* Begin *

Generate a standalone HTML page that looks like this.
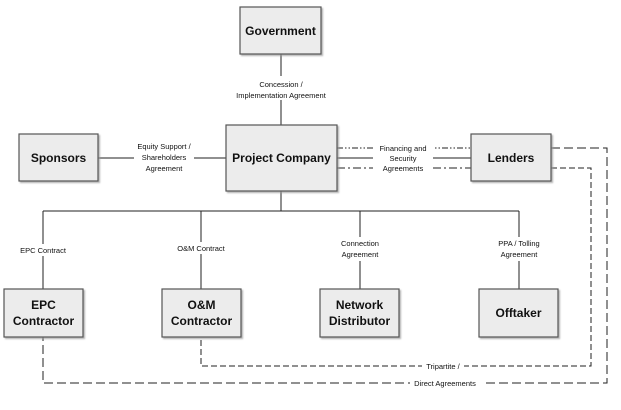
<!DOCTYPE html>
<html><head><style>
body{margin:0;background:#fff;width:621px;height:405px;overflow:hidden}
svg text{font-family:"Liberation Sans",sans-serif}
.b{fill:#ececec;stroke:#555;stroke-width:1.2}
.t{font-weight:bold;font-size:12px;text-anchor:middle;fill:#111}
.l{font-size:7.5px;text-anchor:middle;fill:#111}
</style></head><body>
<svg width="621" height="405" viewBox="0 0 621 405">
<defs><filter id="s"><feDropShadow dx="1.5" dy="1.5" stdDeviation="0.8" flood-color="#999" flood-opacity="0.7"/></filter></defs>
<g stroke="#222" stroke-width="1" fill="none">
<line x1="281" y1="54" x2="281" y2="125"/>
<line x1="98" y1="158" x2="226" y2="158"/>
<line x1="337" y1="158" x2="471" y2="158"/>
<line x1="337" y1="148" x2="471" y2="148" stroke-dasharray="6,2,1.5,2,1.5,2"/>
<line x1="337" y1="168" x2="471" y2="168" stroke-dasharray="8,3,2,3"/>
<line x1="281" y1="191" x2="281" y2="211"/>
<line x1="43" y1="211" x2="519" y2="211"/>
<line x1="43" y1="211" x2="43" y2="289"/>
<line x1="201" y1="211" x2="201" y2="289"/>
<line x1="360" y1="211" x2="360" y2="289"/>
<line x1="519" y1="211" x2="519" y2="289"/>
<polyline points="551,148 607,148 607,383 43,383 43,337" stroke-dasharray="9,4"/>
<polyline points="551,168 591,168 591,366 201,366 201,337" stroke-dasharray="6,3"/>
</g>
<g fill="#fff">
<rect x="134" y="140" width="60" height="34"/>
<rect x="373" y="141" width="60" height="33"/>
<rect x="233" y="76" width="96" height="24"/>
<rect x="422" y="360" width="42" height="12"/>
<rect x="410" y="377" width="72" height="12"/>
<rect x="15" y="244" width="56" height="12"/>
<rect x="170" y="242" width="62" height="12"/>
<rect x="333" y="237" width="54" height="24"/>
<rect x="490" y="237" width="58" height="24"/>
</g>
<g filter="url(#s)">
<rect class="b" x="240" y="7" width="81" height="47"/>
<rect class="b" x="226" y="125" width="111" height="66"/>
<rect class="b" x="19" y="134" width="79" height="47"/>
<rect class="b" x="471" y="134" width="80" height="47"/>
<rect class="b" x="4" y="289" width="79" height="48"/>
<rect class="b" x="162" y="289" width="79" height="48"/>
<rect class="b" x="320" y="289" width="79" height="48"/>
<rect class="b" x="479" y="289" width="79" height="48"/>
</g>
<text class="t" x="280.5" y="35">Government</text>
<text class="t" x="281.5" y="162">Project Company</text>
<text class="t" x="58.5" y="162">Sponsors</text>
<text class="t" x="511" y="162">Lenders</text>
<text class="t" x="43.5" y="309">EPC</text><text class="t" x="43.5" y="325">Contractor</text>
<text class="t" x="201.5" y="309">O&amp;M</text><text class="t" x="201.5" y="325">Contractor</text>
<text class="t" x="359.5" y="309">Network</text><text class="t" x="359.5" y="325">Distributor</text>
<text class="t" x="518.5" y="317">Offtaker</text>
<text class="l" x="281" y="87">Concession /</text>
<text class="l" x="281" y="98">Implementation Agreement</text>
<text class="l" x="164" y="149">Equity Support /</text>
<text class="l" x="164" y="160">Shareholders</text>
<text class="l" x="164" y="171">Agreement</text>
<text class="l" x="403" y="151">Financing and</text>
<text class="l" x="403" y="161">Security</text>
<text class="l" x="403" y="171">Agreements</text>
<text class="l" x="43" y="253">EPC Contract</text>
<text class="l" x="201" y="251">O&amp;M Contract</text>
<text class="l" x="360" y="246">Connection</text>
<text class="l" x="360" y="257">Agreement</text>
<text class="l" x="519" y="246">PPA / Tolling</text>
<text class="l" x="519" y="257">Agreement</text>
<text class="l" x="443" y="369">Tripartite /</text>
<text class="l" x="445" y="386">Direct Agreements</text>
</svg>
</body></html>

* End *

■ WORK TO COMPLETE: Without including any pictures, print all of the material exactly as given.

■ RESPONSE TO THE TASK:
Generate a standalone HTML page that looks like this.
<!DOCTYPE html>
<html><head><style>
body{margin:0;background:#fff;width:621px;height:405px;overflow:hidden}
svg text{font-family:"Liberation Sans",sans-serif}
.b{fill:#ececec;stroke:#555;stroke-width:1.2}
.t{font-weight:bold;font-size:12px;text-anchor:middle;fill:#111}
.l{font-size:7.5px;text-anchor:middle;fill:#111}
</style></head><body>
<svg width="621" height="405" viewBox="0 0 621 405">
<defs><filter id="s"><feDropShadow dx="1.5" dy="1.5" stdDeviation="0.8" flood-color="#999" flood-opacity="0.7"/></filter></defs>
<g stroke="#222" stroke-width="1" fill="none">
<line x1="281" y1="54" x2="281" y2="125"/>
<line x1="98" y1="158" x2="226" y2="158"/>
<line x1="337" y1="158" x2="471" y2="158"/>
<line x1="337" y1="148" x2="471" y2="148" stroke-dasharray="6,2,1.5,2,1.5,2"/>
<line x1="337" y1="168" x2="471" y2="168" stroke-dasharray="8,3,2,3"/>
<line x1="281" y1="191" x2="281" y2="211"/>
<line x1="43" y1="211" x2="519" y2="211"/>
<line x1="43" y1="211" x2="43" y2="289"/>
<line x1="201" y1="211" x2="201" y2="289"/>
<line x1="360" y1="211" x2="360" y2="289"/>
<line x1="519" y1="211" x2="519" y2="289"/>
<polyline points="551,148 607,148 607,383 43,383 43,337" stroke-dasharray="9,4"/>
<polyline points="551,168 591,168 591,366 201,366 201,337" stroke-dasharray="6,3"/>
</g>
<g fill="#fff">
<rect x="134" y="140" width="60" height="34"/>
<rect x="373" y="141" width="60" height="33"/>
<rect x="233" y="76" width="96" height="24"/>
<rect x="422" y="360" width="42" height="12"/>
<rect x="410" y="377" width="72" height="12"/>
<rect x="15" y="244" width="56" height="12"/>
<rect x="170" y="242" width="62" height="12"/>
<rect x="333" y="237" width="54" height="24"/>
<rect x="490" y="237" width="58" height="24"/>
</g>
<g filter="url(#s)">
<rect class="b" x="240" y="7" width="81" height="47"/>
<rect class="b" x="226" y="125" width="111" height="66"/>
<rect class="b" x="19" y="134" width="79" height="47"/>
<rect class="b" x="471" y="134" width="80" height="47"/>
<rect class="b" x="4" y="289" width="79" height="48"/>
<rect class="b" x="162" y="289" width="79" height="48"/>
<rect class="b" x="320" y="289" width="79" height="48"/>
<rect class="b" x="479" y="289" width="79" height="48"/>
</g>
<text class="t" x="280.5" y="35">Government</text>
<text class="t" x="281.5" y="162">Project Company</text>
<text class="t" x="58.5" y="162">Sponsors</text>
<text class="t" x="511" y="162">Lenders</text>
<text class="t" x="43.5" y="309">EPC</text><text class="t" x="43.5" y="325">Contractor</text>
<text class="t" x="201.5" y="309">O&amp;M</text><text class="t" x="201.5" y="325">Contractor</text>
<text class="t" x="359.5" y="309">Network</text><text class="t" x="359.5" y="325">Distributor</text>
<text class="t" x="518.5" y="317">Offtaker</text>
<text class="l" x="281" y="87">Concession /</text>
<text class="l" x="281" y="98">Implementation Agreement</text>
<text class="l" x="164" y="149">Equity Support /</text>
<text class="l" x="164" y="160">Shareholders</text>
<text class="l" x="164" y="171">Agreement</text>
<text class="l" x="403" y="151">Financing and</text>
<text class="l" x="403" y="161">Security</text>
<text class="l" x="403" y="171">Agreements</text>
<text class="l" x="43" y="253">EPC Contract</text>
<text class="l" x="201" y="251">O&amp;M Contract</text>
<text class="l" x="360" y="246">Connection</text>
<text class="l" x="360" y="257">Agreement</text>
<text class="l" x="519" y="246">PPA / Tolling</text>
<text class="l" x="519" y="257">Agreement</text>
<text class="l" x="443" y="369">Tripartite /</text>
<text class="l" x="445" y="386">Direct Agreements</text>
</svg>
</body></html>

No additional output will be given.